I have to agree with @TTO here, making [a-ž] to match only lower case letters that are part of the czech alphabet is against the principle of regex character range.
I'd suggest changing the task title and description to request the inclusion of more convenient classes like suggested in the previous comment. Unfortunately the regex engine used by cirrus is based on Lucene. We would have to convince them to include such classes.

I don't see a perfect and convenient syntax that would match your needs. The only option I see for the moment is to list explicitly all the chars you want [a-záč...] (use the ascii char range a-z with your additional czech letters.
Sometimes it's more convenient to work the other way around, instead of including chars you could exclude the ones you don't want, maybe you'll get a better approximation by excluding the chars you don't want by using [^...]: insource://== [^{}#|]+ ==//. I'm not sure it's really useful in your case.

Or maybe you could be more explicit on the reasons you would like to have such regex classes. Maybe we could work on more dedicated cirrus keywords such as insection:word. Unfortunately I have to confess that including such regex classes in the lucene regex is unlikely to happen.
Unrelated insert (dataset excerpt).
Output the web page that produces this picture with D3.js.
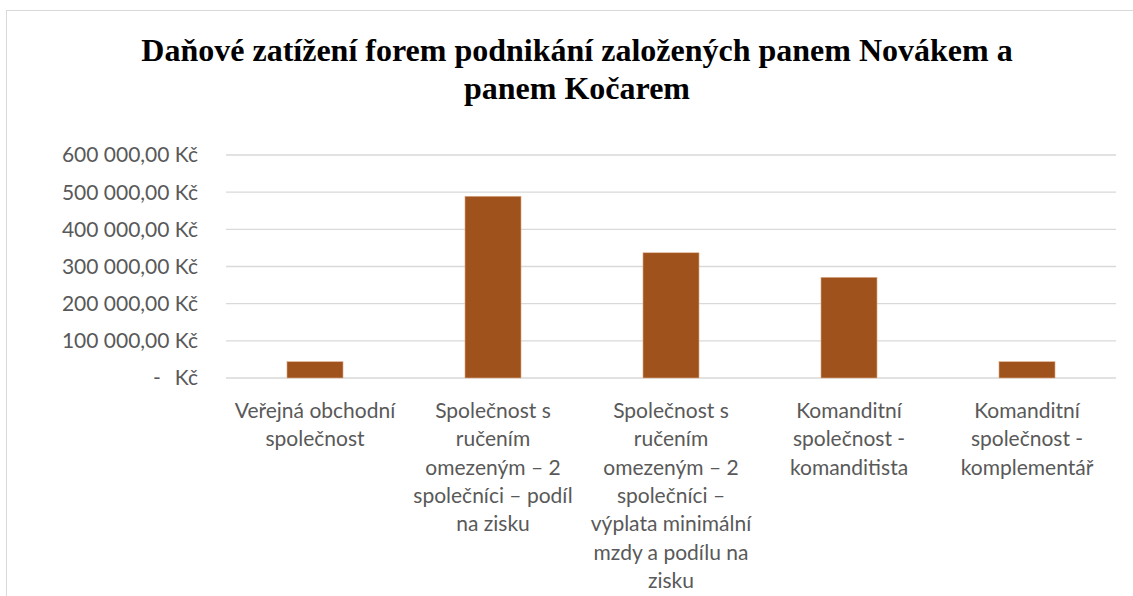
<!DOCTYPE html>
<html>
<head>
  <meta charset="utf-8">
  <title>Daňové zatížení forem podnikání</title>
  <script src="https://d3js.org/d3.v7.min.js"></script>
  <style>
    html, body { margin: 0; padding: 0; background: #fff; }
    svg { display: block; }
  </style>
</head>
<body>
  <script>

// chart data
const categories = [
  ["Veřejná obchodní", "společnost"],
  ["Společnost s", "ručením", "omezeným – 2", "společníci – podíl", "na zisku"],
  ["Společnost s", "ručením", "omezeným – 2", "společníci –", "výplata minimální", "mzdy a podílu na", "zisku"],
  ["Komanditní", "společnost -", "komanditista"],
  ["Komanditní", "společnost -", "komplementář"]
];
const values = [44000, 489000, 337000, 271000, 44000];
const yTicks = [0, 100000, 200000, 300000, 400000, 500000, 600000];
const titleLines = ["Daňové zatížení forem podnikání založených panem Novákem a", "panem Kočarem"];

const W = 1133, H = 596;
const plot = { left: 226, right: 1116, top: 155, bottom: 378 };

const svg = d3.select("body")
  .append("svg")
  .attr("width", W)
  .attr("height", H);

// chart area border
svg.append("rect")
  .attr("x", 6.5).attr("y", 10.5)
  .attr("width", W + 10).attr("height", H + 10)
  .attr("fill", "none")
  .attr("stroke", "#d9d9d9")
  .attr("stroke-width", 1);

// title
svg.append("text")
  .attr("x", 577)
  .attr("text-anchor", "middle")
  .attr("font-family", "'Liberation Serif', 'Times New Roman', serif")
  .attr("font-weight", "bold")
  .attr("font-size", 32)
  .attr("fill", "#000")
  .selectAll("tspan")
  .data(titleLines)
  .enter().append("tspan")
  .attr("x", 577)
  .attr("y", (d, i) => 61 + i * 38)
  .text(d => d);

const x = d3.scaleBand()
  .domain(d3.range(categories.length))
  .range([plot.left, plot.right])
  .paddingInner(0.685)
  .paddingOuter(0.3425);

const y = d3.scaleLinear()
  .domain([0, 600000])
  .range([plot.bottom, plot.top]);

// gridlines
svg.append("g")
  .selectAll("line")
  .data(yTicks)
  .enter().append("line")
  .attr("x1", plot.left)
  .attr("x2", plot.right)
  .attr("y1", d => y(d))
  .attr("y2", d => y(d))
  .attr("stroke", "#d9d9d9")
  .attr("stroke-width", 1.3);

// y axis labels (accounting format)
const fmt = v => d3.format(",.2f")(v).replace(/,/g, " ").replace(".", ",") + " Kč";
const yLab = svg.append("g")
  .attr("font-family", "Lato, 'Noto Sans', sans-serif")
  .attr("font-size", 21)
  .attr("fill", "#595959");

yLab.selectAll("text.val")
  .data(yTicks.filter(d => d > 0))
  .enter().append("text")
  .attr("class", "val")
  .attr("x", 198)
  .attr("y", d => y(d))
  .attr("dy", "0.35em")
  .attr("text-anchor", "end")
  .text(fmt);

yLab.append("text")
  .attr("x", 198).attr("y", y(0)).attr("dy", "0.35em")
  .attr("text-anchor", "end")
  .text("Kč");
yLab.append("text")
  .attr("x", 157).attr("y", y(0)).attr("dy", "0.35em")
  .attr("text-anchor", "middle")
  .text("-");

// bars
svg.append("g")
  .selectAll("rect")
  .data(values)
  .enter().append("rect")
  .attr("x", (d, i) => x(i))
  .attr("y", d => y(d))
  .attr("width", x.bandwidth())
  .attr("height", d => y(0) - y(d))
  .attr("fill", "#a0521c")
  .attr("stroke", "#e2b595")
  .attr("stroke-width", 0.6);

// category labels
const cat = svg.append("g")
  .attr("font-family", "Lato, 'Noto Sans', sans-serif")
  .attr("font-size", 21)
  .attr("fill", "#595959")
  .attr("text-anchor", "middle");

cat.selectAll("text")
  .data(categories)
  .enter().append("text")
  .attr("transform", (d, i) => `translate(${x(i) + x.bandwidth() / 2},0)`)
  .selectAll("tspan")
  .data(d => d)
  .enter().append("tspan")
  .attr("x", 0)
  .attr("y", (d, i) => 418 + i * 28.3)
  .text(d => d);

  </script>
</body>
</html>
The problem of insource:/== *[a-z0-9ěščřžýáíéúůóďťň ]+ *==/ is that it produces a timeout warning

@dcausse I don't use this only for headings, I don't think insection will be useful enough to maintain its code. Furthermore intitle and hastemplate currently on cswiki are not working properly so I don't think new keywords could be better.

It produces a timeout because the number of pages that potentially match is huge, but we're still returning partial results. Having a dedicated character class would not make the regex faster, it would only make it more convenient. The class would still have to be expanded in memory resulting in exactly the same regex.
Concerning intitle and hastemplate I'm sorry about that but I was not aware of specific problems on cswiki, could you point me to an existing ticket that describes the issue (or create one)? Thanks.

Dvorapa added a comment.EditedJan 27 2017, 9:58 AM

@dcausse Okay, thank you for your help. I understand this is more an issue of regex basic principles which we could not change and you can close this task as Declined. I hope there will be some localized search options in the future (when servers gonna be super-fast and maybe there will be something better than regex one day).

You can see T155292 and T156460

dcausse closed this task as Declined.Jan 27 2017, 10:02 AM

Thanks for the pointers, I'll take a look.